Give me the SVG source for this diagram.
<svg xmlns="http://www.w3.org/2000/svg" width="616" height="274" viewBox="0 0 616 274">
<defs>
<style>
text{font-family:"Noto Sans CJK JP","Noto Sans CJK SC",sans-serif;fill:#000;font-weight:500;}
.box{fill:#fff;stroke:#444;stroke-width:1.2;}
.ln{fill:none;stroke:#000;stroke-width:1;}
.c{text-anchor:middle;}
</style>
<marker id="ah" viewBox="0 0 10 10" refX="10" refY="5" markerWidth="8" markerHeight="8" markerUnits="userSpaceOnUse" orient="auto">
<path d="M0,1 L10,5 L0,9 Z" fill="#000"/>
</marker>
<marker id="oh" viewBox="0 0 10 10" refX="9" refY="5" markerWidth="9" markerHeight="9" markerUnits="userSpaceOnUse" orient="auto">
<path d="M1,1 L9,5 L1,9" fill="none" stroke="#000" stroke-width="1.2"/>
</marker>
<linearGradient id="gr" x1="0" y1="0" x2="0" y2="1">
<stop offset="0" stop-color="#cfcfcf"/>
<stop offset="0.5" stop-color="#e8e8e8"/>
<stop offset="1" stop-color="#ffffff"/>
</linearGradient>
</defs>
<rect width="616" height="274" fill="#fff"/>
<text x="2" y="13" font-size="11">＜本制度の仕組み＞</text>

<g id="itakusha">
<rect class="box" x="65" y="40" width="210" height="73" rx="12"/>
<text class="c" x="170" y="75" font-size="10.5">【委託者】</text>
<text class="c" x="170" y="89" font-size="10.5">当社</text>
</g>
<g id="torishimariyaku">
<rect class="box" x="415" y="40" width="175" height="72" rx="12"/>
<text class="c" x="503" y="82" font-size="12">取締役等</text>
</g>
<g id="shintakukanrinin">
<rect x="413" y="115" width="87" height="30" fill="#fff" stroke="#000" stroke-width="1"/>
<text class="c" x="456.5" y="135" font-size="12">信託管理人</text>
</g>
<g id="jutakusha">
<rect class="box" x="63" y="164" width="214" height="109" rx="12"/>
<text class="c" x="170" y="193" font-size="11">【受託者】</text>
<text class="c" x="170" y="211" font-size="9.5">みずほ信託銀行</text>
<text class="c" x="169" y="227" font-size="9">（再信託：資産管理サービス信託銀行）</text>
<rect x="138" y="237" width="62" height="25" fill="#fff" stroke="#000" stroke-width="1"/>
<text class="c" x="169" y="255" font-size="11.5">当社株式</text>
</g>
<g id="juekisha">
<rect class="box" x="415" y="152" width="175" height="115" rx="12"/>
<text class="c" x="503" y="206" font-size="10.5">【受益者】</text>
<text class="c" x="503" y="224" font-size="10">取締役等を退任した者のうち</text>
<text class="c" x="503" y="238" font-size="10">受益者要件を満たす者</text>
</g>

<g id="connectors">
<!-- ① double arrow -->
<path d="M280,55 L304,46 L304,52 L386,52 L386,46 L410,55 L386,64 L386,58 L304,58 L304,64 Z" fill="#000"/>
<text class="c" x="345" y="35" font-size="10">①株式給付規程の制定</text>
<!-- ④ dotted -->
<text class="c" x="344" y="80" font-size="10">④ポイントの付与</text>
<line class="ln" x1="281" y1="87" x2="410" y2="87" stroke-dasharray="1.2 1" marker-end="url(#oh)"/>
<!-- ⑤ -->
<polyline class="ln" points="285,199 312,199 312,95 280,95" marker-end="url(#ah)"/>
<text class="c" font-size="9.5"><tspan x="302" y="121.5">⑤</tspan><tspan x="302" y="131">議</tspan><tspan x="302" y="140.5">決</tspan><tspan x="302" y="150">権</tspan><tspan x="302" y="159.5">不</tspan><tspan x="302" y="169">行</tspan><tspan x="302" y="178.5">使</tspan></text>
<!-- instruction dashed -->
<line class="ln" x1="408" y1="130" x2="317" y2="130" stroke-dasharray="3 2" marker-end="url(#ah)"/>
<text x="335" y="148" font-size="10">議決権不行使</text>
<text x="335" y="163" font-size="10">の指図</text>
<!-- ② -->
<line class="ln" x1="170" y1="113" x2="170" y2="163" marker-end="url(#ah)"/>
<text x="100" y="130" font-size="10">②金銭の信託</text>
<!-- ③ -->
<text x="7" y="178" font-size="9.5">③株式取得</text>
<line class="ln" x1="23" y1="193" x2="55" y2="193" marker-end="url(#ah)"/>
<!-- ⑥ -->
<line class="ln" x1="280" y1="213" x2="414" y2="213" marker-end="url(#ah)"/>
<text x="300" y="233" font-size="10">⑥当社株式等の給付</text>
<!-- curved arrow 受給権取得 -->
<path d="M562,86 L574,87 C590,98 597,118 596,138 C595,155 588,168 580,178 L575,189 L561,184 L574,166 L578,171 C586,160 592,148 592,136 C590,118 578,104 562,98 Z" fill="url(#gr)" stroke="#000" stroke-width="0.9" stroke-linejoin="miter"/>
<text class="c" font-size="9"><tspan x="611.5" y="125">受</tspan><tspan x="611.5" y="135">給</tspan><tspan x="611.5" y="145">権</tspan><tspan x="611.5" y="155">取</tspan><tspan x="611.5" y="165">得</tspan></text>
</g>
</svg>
-=-=-
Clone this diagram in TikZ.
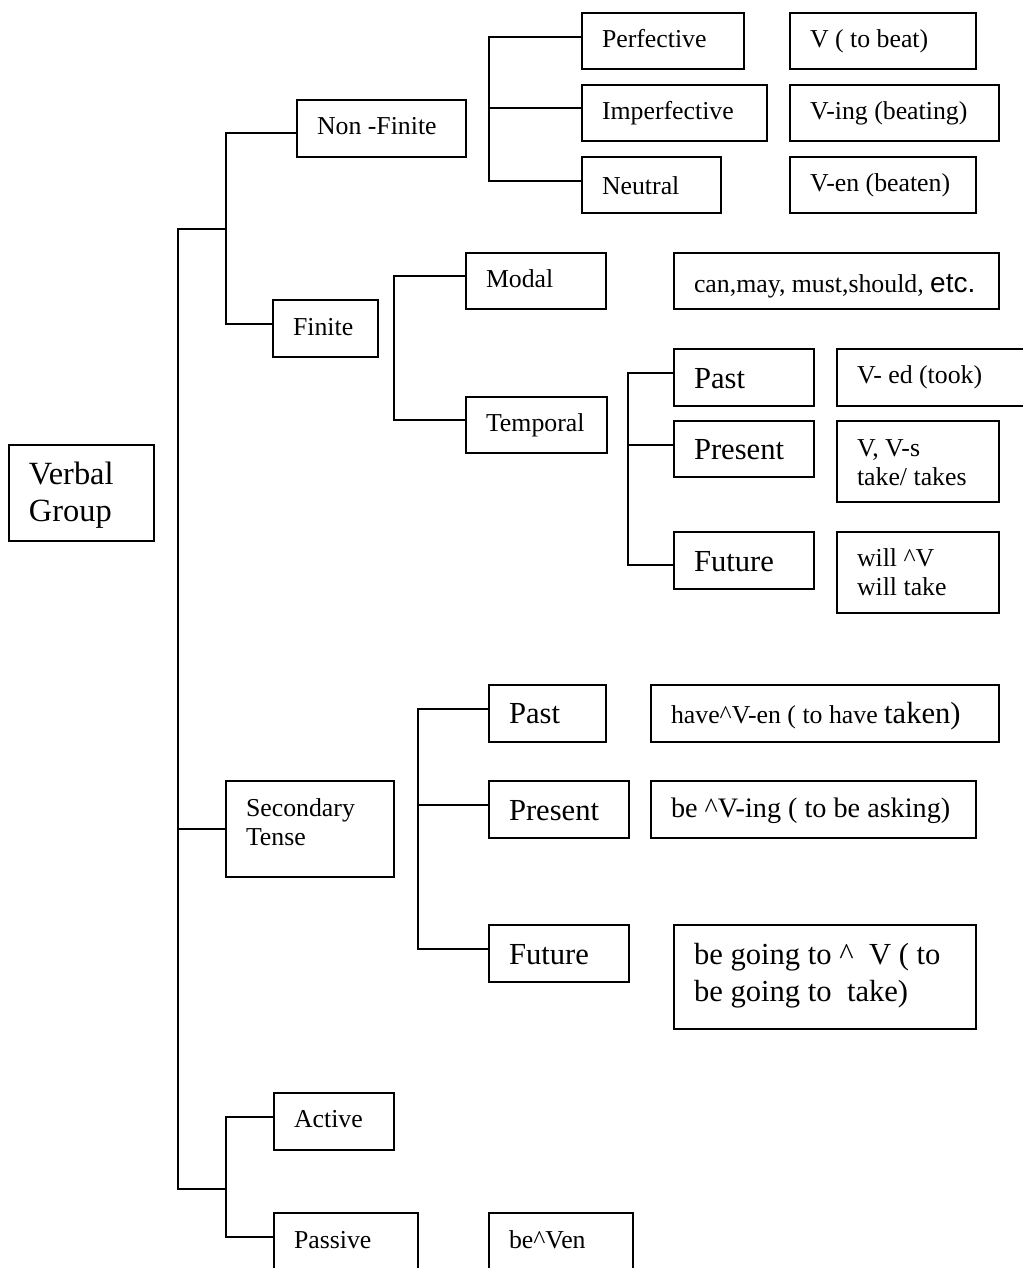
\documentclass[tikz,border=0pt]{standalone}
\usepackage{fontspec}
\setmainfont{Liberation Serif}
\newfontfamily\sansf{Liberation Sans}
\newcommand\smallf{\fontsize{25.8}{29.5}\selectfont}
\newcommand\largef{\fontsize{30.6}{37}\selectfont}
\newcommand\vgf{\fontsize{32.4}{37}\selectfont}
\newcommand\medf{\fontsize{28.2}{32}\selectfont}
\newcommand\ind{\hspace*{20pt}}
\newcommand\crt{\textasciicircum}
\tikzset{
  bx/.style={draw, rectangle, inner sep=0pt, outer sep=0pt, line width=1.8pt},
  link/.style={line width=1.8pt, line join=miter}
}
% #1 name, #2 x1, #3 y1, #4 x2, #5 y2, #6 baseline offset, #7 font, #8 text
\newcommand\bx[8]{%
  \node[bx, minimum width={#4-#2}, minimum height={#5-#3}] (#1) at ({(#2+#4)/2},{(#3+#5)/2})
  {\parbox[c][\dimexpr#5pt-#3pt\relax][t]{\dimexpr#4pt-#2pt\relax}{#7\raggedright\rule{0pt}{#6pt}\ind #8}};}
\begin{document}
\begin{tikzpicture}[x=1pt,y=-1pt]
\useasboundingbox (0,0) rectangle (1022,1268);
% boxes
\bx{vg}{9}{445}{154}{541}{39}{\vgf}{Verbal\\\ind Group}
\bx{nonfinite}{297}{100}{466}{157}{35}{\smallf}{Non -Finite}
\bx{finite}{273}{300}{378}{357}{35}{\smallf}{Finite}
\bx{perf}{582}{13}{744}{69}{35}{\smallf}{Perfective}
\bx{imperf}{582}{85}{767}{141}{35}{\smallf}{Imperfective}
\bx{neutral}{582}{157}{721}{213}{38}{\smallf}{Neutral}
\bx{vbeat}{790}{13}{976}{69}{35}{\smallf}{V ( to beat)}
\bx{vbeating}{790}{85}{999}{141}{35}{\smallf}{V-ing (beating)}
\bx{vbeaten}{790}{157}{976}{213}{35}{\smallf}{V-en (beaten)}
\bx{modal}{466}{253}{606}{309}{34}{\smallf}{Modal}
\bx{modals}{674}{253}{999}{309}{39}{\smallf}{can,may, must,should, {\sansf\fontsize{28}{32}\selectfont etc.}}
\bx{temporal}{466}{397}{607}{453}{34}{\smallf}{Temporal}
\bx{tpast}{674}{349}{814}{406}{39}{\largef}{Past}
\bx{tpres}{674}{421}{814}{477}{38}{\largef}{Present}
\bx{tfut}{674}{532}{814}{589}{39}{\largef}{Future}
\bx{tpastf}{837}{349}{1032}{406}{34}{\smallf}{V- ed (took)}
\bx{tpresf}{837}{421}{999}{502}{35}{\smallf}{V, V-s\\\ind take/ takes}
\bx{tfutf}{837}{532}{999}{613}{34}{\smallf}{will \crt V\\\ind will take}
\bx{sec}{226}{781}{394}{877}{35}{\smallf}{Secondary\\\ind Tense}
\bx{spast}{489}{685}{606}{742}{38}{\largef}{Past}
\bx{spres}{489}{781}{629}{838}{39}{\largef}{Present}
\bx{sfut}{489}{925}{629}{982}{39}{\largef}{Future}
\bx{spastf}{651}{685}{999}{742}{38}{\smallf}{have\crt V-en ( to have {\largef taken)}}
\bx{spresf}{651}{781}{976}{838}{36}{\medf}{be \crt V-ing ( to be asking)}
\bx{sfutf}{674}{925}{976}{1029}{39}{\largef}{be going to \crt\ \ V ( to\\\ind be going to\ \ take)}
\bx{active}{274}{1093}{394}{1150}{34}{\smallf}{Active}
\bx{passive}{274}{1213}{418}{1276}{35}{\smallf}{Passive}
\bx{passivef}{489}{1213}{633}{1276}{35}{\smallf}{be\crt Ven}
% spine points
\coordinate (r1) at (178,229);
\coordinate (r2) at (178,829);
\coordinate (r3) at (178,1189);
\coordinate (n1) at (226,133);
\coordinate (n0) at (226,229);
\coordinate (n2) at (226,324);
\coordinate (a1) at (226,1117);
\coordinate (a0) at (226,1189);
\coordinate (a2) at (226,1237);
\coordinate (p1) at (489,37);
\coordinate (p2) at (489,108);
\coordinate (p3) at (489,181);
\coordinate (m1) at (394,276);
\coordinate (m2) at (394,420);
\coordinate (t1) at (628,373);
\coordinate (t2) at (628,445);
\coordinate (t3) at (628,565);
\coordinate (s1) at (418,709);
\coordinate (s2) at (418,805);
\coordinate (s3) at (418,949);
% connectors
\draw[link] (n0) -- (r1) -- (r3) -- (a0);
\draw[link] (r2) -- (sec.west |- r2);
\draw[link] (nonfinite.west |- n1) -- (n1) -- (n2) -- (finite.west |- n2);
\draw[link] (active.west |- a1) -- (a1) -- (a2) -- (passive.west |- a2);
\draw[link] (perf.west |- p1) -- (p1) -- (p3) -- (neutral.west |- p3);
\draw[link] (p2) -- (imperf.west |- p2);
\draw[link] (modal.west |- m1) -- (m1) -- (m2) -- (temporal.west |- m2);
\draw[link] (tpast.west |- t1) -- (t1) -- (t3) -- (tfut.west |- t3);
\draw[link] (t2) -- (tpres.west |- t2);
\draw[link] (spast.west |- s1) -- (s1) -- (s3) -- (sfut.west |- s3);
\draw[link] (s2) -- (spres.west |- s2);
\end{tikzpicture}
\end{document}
-=-=-
**CHALLENGE:** Count each line with "this" in it and report that figure by itself.

**COMPLETED EXERCISE:** 2